Predictive Analytics for Smarter Collections
Emagia’s predictive analytics models use extracted data to forecast which invoices are likely to default or pay late. This insight powers proactive dunning, personalized collection cadences, and optimized resource allocation. By targeting high-risk or high-value accounts early, the platform improves recovery rates. The system also measures the effectiveness of strategies and learns continuously for optimization. This predictive layer enables a truly strategic approach to AR management.
Frequently Asked Questions
What is automated data extraction?
Automated data extraction refers to the use of technology to read, interpret, and capture data from documents like invoices, remittances, purchase orders, and payment advices without manual entry. It typically involves OCR, machine learning, and intelligent document processing. This automation accelerates data capture and reduces human error by converting raw text and structured content into actionable, normalized data.
How does automated data extraction improve order to cash automation?
By extracting invoice and payment data accurately, automated data extraction feeds downstream systems in real time, enabling auto-reconciliation, touchless cash posting, and faster collections. This reduces the manual burden on AR teams, decreases unapplied cash, and accelerates cash flow. Ultimately, it shortens the order-to-cash cycle and improves working capital metrics.
What role does OCR play in this process?
Optical Character Recognition (OCR) converts scanned or image-based documents into machine-readable text, which is the first step in automated data extraction. When combined with AI and machine learning, OCR helps classify data fields, detect tables, and correctly extract structured and unstructured data. This ensures that critical financial information—like amounts, invoice numbers, and dates—is precisely captured from diverse document types.
Can RPA be used along with automated data extraction?
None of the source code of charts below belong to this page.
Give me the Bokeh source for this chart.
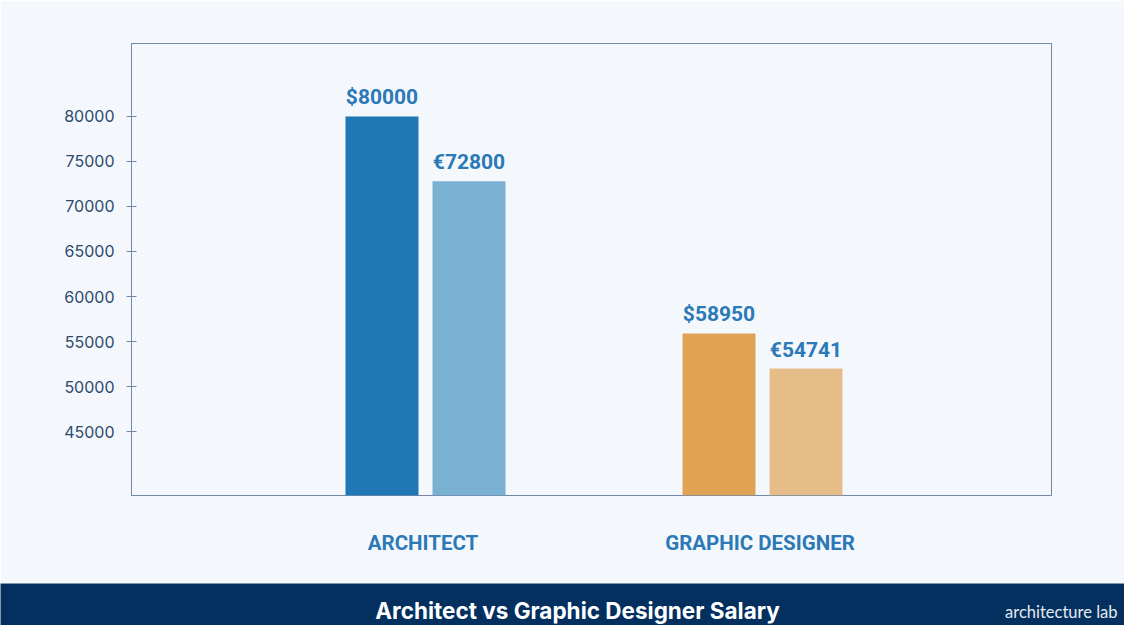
from bokeh.plotting import figure
from bokeh.models import FactorRange, Range1d, FixedTicker, ColumnDataSource, Label
from bokeh.transform import dodge
from bokeh.layouts import column
from bokeh.core.properties import value
from bokeh.embed import file_html
from bokeh.resources import INLINE

# ---- data ----
categories = ["ARCHITECT", "GRAPHIC DESIGNER"]
usd_values = [80000, 55900]
eur_values = [72800, 52000]
usd_labels = ["$80000", "$58950"]
eur_labels = ["€72800", "€54741"]
usd_colors = ["#1f77b4", "#e0a354"]
eur_colors = ["#7ab0d2", "#e6bd89"]
y_ticks = [45000, 50000, 55000, 60000, 65000, 70000, 75000, 80000]
title_text = "Architect vs Graphic Designer Salary"
logo_text = "architecture lab"

BG = "#f4f8fd"
NAVY = "#03305f"
BLUE_TXT = "#2b79b6"
AXIS_COL = "#7288a6"

src = ColumnDataSource(dict(cat=categories, usd=usd_values, eur=eur_values,
                            usd_lab=usd_labels, eur_lab=eur_labels,
                            usd_col=usd_colors, eur_col=eur_colors))

p = figure(width=1124, height=583, output_backend="svg", toolbar_location=None,
           x_range=FactorRange(*categories, range_padding=0.365, range_padding_units="absolute"),
           y_range=Range1d(37900, 88100))
p.min_border_left = 131
p.min_border_top = 43
p.min_border_right = 73
p.min_border_bottom = 88
p.background_fill_color = BG
p.border_fill_color = BG
p.outline_line_color = AXIS_COL
p.outline_line_width = 1
p.grid.visible = False

off_usd = -0.1217
off_eur = 0.1365
w = 0.2166
p.vbar(x=dodge("cat", off_usd, range=p.x_range), top="usd", width=w, bottom=0,
       source=src, fill_color="usd_col", line_color=None)
p.vbar(x=dodge("cat", off_eur, range=p.x_range), top="eur", width=w, bottom=0,
       source=src, fill_color="eur_col", line_color=None)

p.text(x=dodge("cat", off_usd, range=p.x_range), y="usd", text="usd_lab", source=src,
       text_align="center", text_baseline="bottom", y_offset=-7,
       text_font=value("Roboto"), text_font_style="bold", text_font_size="21px",
       text_color=BLUE_TXT)
p.text(x=dodge("cat", off_eur, range=p.x_range), y="eur", text="eur_lab", source=src,
       text_align="center", text_baseline="bottom", y_offset=-7,
       text_font=value("Roboto"), text_font_style="bold", text_font_size="21px",
       text_color=BLUE_TXT)

# y axis
p.yaxis.ticker = FixedTicker(ticks=y_ticks)
p.yaxis.minor_tick_line_color = None
p.yaxis.major_tick_in = 5
p.yaxis.major_tick_out = 5
p.yaxis.major_tick_line_color = AXIS_COL
p.yaxis.axis_line_color = AXIS_COL
p.yaxis.major_label_standoff = 12
p.yaxis.major_label_text_font = "Inter"
p.yaxis.major_label_text_font_size = "16px"
p.yaxis.major_label_text_color = "#2d4a6e"

# x axis
p.xaxis.axis_line_color = None
p.xaxis.major_tick_line_color = None
p.xaxis.minor_tick_line_color = None
p.xaxis.major_tick_in = 0
p.xaxis.major_tick_out = 0
p.xaxis.major_label_standoff = 35
p.xaxis.major_label_text_font = "Roboto"
p.xaxis.major_label_text_font_style = "bold"
p.xaxis.major_label_text_font_size = "20.5px"
p.xaxis.major_label_text_color = BLUE_TXT

# banner
b = figure(width=1124, height=42, output_backend="svg", toolbar_location=None,
           x_range=Range1d(0, 1), y_range=Range1d(0, 1),
           x_axis_type=None, y_axis_type=None)
b.min_border = 0
b.background_fill_color = NAVY
b.border_fill_color = NAVY
b.outline_line_color = None
b.grid.visible = False
b.add_layout(Label(x=577, y=15, x_units="screen", y_units="screen", text=title_text,
                   text_align="center", text_baseline="middle",
                   text_font="Inter", text_font_style="bold", text_font_size="22.5px",
                   text_color="white"))
b.add_layout(Label(x=1117, y=14, x_units="screen", y_units="screen", text=logo_text,
                   text_align="right", text_baseline="middle",
                   text_font="Lato", text_font_size="16.5px",
                   text_color="#e4eaf1"))

layout = column(column(p), column(b), spacing=0)
open("out.html", "w").write(file_html(layout, INLINE))
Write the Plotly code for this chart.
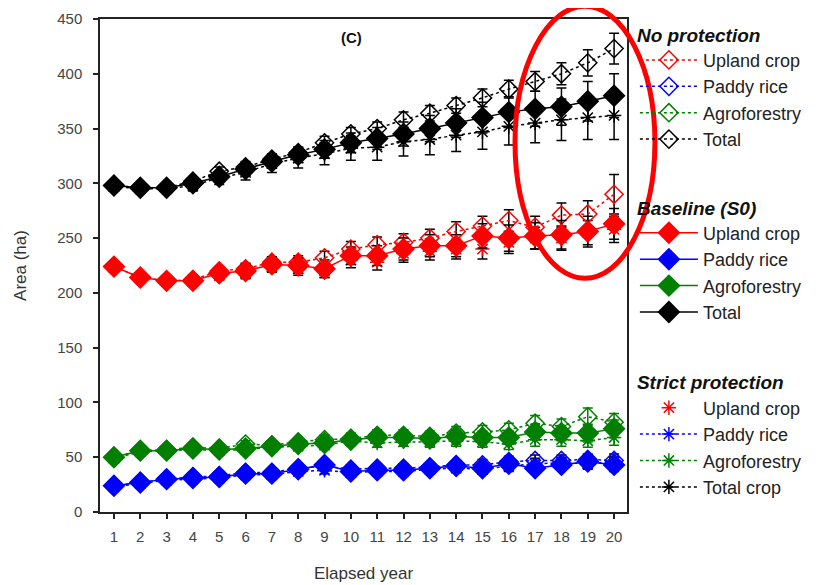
import plotly.graph_objects as go

years = list(range(1, 21))

# No protection
np_upland = [224, 214, 211, 212, 220, 222, 228, 228, 232, 240, 244, 246, 250, 256, 261, 266, 260, 271, 272, 290]
np_paddy = [24, 27, 30, 32, 33, 36, 36, 40, 42, 39, 40, 40, 41, 43, 43, 46, 47, 47, 48, 47]
np_agro = [50, 56, 57, 59, 58, 62, 61, 64, 66, 67, 70, 70, 69, 72, 73, 75, 81, 78, 87, 82]
np_total = [298, 296, 296, 302, 311, 315, 322, 328, 337, 345, 350, 358, 364, 371, 378, 386, 393, 400, 410, 423]

# Baseline (S0)
bl_upland = [224, 214, 211, 211, 218, 220, 226, 225, 222, 234, 234, 240, 243, 243, 252, 250, 252, 253, 256, 263]
bl_paddy = [24, 27, 30, 31, 32, 35, 35, 39, 43, 37, 38, 38, 40, 42, 40, 44, 40, 43, 46, 43]
bl_agro = [50, 56, 56, 58, 57, 58, 60, 62, 63, 66, 68, 68, 67, 69, 68, 68, 73, 72, 72, 76]
bl_total = [298, 296, 296, 300, 306, 313, 320, 326, 331, 337, 341, 345, 350, 355, 360, 365, 368, 370, 375, 380]

# Strict protection
sp_upland = [223, 213, 210, 210, 216, 218, 224, 222, 220, 230, 228, 236, 238, 240, 240, 246, 250, 250, 255, 258]
sp_paddy = [23, 26, 29, 30, 31, 34, 34, 37, 38, 36, 37, 37, 39, 40, 39, 42, 44, 45, 44, 46]
sp_agro = [49, 55, 56, 57, 56, 57, 59, 60, 61, 65, 63, 64, 64, 65, 64, 62, 66, 66, 65, 68]
sp_total = [297, 295, 295, 298, 305, 310, 318, 323, 327, 332, 333, 338, 340, 344, 347, 352, 355, 358, 360, 362]

# Error (+/-)
err_total_np = [3, 3, 3, 4, 4, 5, 5, 5, 6, 6, 6, 7, 7, 7, 8, 8, 9, 10, 12, 14]
err_total_bl = [4, 4, 4, 5, 5, 6, 6, 7, 8, 9, 10, 11, 12, 13, 14, 14, 16, 17, 18, 20]
err_total_sp = [4, 4, 4, 5, 6, 7, 8, 9, 10, 11, 12, 13, 14, 15, 16, 17, 18, 19, 20, 22]
err_upland_np = [3, 3, 3, 4, 4, 5, 5, 6, 6, 7, 7, 8, 8, 9, 9, 10, 10, 11, 12, 18]
err_upland_bl = [4, 4, 4, 5, 5, 6, 7, 7, 8, 8, 9, 10, 10, 10, 11, 12, 12, 13, 14, 14]
err_upland_sp = [3, 3, 3, 4, 4, 5, 5, 6, 6, 7, 7, 8, 8, 9, 9, 10, 10, 11, 11, 12]
err_agro_np = [2, 2, 2, 3, 3, 3, 4, 4, 4, 5, 5, 5, 5, 6, 6, 6, 7, 7, 8, 8]
err_agro_bl = [3, 3, 3, 3, 3, 4, 4, 4, 5, 5, 5, 5, 6, 6, 6, 6, 7, 7, 8, 8]
err_agro_sp = [2, 2, 2, 2, 3, 3, 3, 3, 4, 4, 4, 4, 5, 5, 5, 5, 6, 6, 6, 7]
err_paddy_np = [2, 2, 2, 2, 3, 3, 3, 3, 3, 4, 4, 4, 4, 4, 5, 5, 5, 5, 5, 6]
err_paddy_bl = [2, 2, 2, 2, 3, 3, 3, 4, 4, 4, 4, 4, 4, 5, 5, 5, 5, 5, 6, 6]
err_paddy_sp = [2, 2, 2, 2, 2, 3, 3, 3, 3, 3, 4, 4, 4, 4, 4, 5, 5, 5, 5, 5]

RED, BLUE, GREEN, BLACK = "#ff0000", "#0000ff", "#007f00", "#000000"
FONT = "Arial, Liberation Sans, sans-serif"

fig = go.Figure()

def add(name, y, err, color, legend, symbol, dash, size, mode="lines+markers"):
    fig.add_trace(go.Scatter(
        x=years, y=y, name=name, mode=mode,
        line=dict(color=color, width=1.5, dash=dash),
        marker=dict(symbol=symbol, size=size, color=color, line=dict(color=color, width=1.5)),
        error_y=dict(type="data", array=err, color=BLACK if color != GREEN else GREEN, thickness=1.5, width=5),
        legend=legend,
    ))

# Strict protection
add("Upland crop", sp_upland, err_upland_sp, RED, "legend3", "asterisk-open", "dot", 12, mode="markers")
add("Paddy rice", sp_paddy, err_paddy_sp, BLUE, "legend3", "asterisk-open", "dot", 12)
add("Agroforestry", sp_agro, err_agro_sp, GREEN, "legend3", "asterisk-open", "dot", 12)
add("Total crop", sp_total, err_total_sp, BLACK, "legend3", "asterisk-open", "dot", 12)
# No protection
add("Upland crop", np_upland, err_upland_np, RED, "legend", "diamond-open", "dot", 14)
add("Paddy rice", np_paddy, err_paddy_np, BLUE, "legend", "diamond-open", "dot", 14)
add("Agroforestry", np_agro, err_agro_np, GREEN, "legend", "diamond-open", "dot", 14)
add("Total", np_total, err_total_np, BLACK, "legend", "diamond-open", "dot", 14)
# Baseline
add("Upland crop", bl_upland, err_upland_bl, RED, "legend2", "diamond", "solid", 16)
add("Paddy rice", bl_paddy, err_paddy_bl, BLUE, "legend2", "diamond", "solid", 16)
add("Agroforestry", bl_agro, err_agro_bl, GREEN, "legend2", "diamond", "solid", 16)
add("Total", bl_total, err_total_bl, BLACK, "legend2", "diamond", "solid", 16)

TITLE_FONT = dict(family=FONT, size=19, color="#111", weight="bold", style="italic")

def legend_at(y, title):
    return dict(
        x=1.015, xanchor="left", y=y, yanchor="top",
        traceorder="normal",
        title=dict(text=title, font=TITLE_FONT),
        font=dict(family=FONT, size=18, color="#222"),
        bgcolor="rgba(0,0,0,0)", itemwidth=58,
    )

fig.update_layout(
    width=819, height=577,
    margin=dict(l=92, r=200, t=10, b=73),
    paper_bgcolor="white", plot_bgcolor="white",
    font=dict(family=FONT, size=15, color="#444"),
    showlegend=True,
    legend=legend_at(1.002, "No protection"),
    legend2=legend_at(0.652, "Baseline (S0)"),
    legend3=legend_at(0.298, "Strict protection"),
    xaxis=dict(
        range=[0.47, 20.49], tickmode="array", tickvals=years,
        ticks="outside", ticklen=5, tickwidth=1.5, tickcolor="#222",
        showline=True, linecolor="#222", linewidth=1.5, mirror=True,
        showgrid=False, zeroline=False, automargin=False,
        tickfont=dict(family=FONT, size=15, color="#444"),
        ticklabelstandoff=5,
        title=dict(text="Elapsed year", font=dict(family=FONT, size=17, color="#333"), standoff=23),
    ),
    yaxis=dict(
        range=[0, 450], tickmode="array", tickvals=list(range(0, 451, 50)),
        ticks="outside", ticklen=5, tickwidth=1.5, tickcolor="#222",
        showline=True, linecolor="#222", linewidth=1.5, mirror=True,
        showgrid=False, zeroline=False, automargin=False,
        tickfont=dict(family=FONT, size=15, color="#444"),
        ticklabelstandoff=8,
        title=dict(text="Area (ha)", font=dict(family=FONT, size=17, color="#333"), standoff=26),
    ),
    annotations=[dict(
        text="<b>(C)</b>", x=0.478, y=0.9615, xref="paper", yref="paper",
        xanchor="center", yanchor="middle",
        showarrow=False, font=dict(family=FONT, size=15, color="#111"),
    )],
    shapes=[dict(
        type="circle", xref="paper", yref="paper",
        x0=0.7875, x1=1.053, y0=0.474, y1=1.026,
        line=dict(color="#ff0000", width=5), layer="above",
    )],
)

fig.write_html("out.html")
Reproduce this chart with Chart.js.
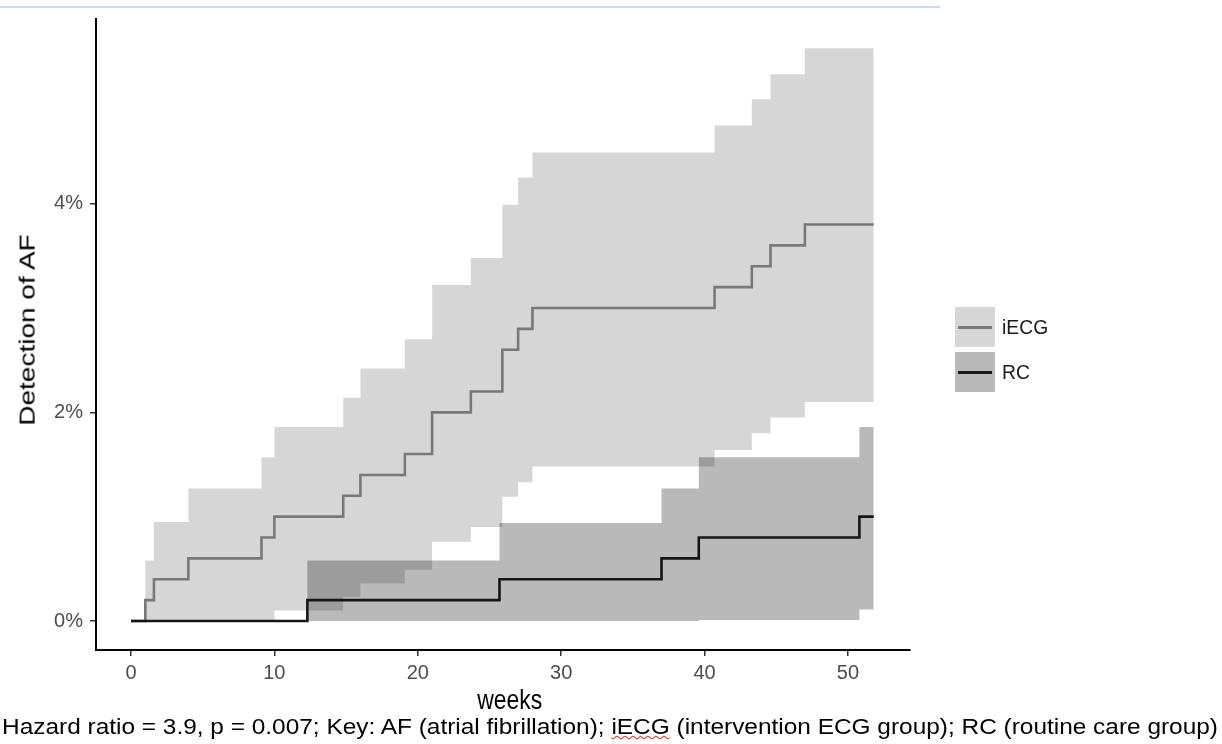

Yes, RPA (Robotic Process Automation) complements automated data extraction by carrying out tasks like downloading attachments, routing documents, triggering workflows, and uploading extracted data into ERP systems. When RPA works together with AI/IDP, it forms an end-to-end automation layer in the AR / O2C workflow. This reduces manual intervention in peripheral tasks and speeds up the entire process.
How does data normalization help after extraction?
Data normalization cleans and standardizes extracted fields—such as dates, amounts, vendor codes, and line items—into a unified format. This ensures that the data aligns with ERP schemas and accounting structures, enabling consistent mapping and reliable reconciliation. Normalized data supports accurate matching, auto-application of payments, and streamlined exception handling.
What are the benefits of predictive analytics in this context?
Predictive analytics uses historical and real-time data to forecast payment behavior, flag potential risks, and prioritize collection efforts. It helps finance teams decide which invoices to follow up on, design tailored dunning strategies, and optimize resource allocation. By anticipating issues before they arise, predictive models reduce DSO and improve cash flow predictability.